There may not have been stretch limos in 1893 to bring Lizzie back to Fall River in style, but the vehicle which bore her away in triumph was the aristocrat of all carriages- a barouche. This elegant conveyance sported a half roof which could collapse convertible-style if the weather was fair. The photo below is of a two-horse 1890 barouche although a larger barouche-landau might have a matched double set of smart-looking horses, heads held high with a checking rein. The landau model had a full roof and complete enclosure for passengers.

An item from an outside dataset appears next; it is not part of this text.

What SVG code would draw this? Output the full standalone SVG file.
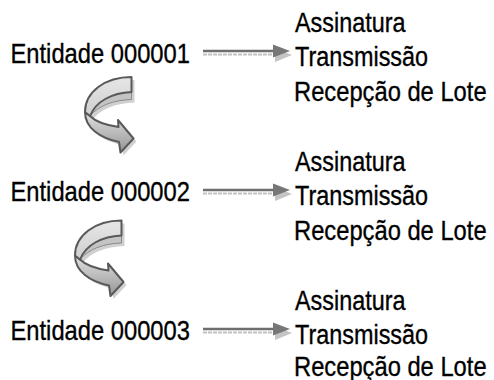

After some clever diversionary tactics to throw off the throngs waiting for her exit from court, a party consisting of Lizzie’s attorney, former governor George Robinson, sister Emma, Lizzie and Mr. and Mrs. Charles Holmes entered the barouche and left for a welcome home party on Pine Street, Fall River in Lizzie’s honor at the home of Mr. & Mrs. Holmes. Lizzie acknowledged the well-wishers with a wave of her white hanky. One might recall the pile of unironed hankies Lizzie was ironing on the diningroom table on the day of the murders!
As she sped away, the rented hack carriage which had brought her back and forth from jail pulled to the front, the same faithful old sorrel in harness. But the crowd gathered at the curb was disappointed, for Lizzie had outfoxed them in a move worthy of a modern day Britney Spears!
A sorrel horse, a shade of chestnut with lighter chestnut mane and tail.
Most probably a larger barouche, passengers facing each other, was needed to accommodate the large Borden party of 5 in comfort.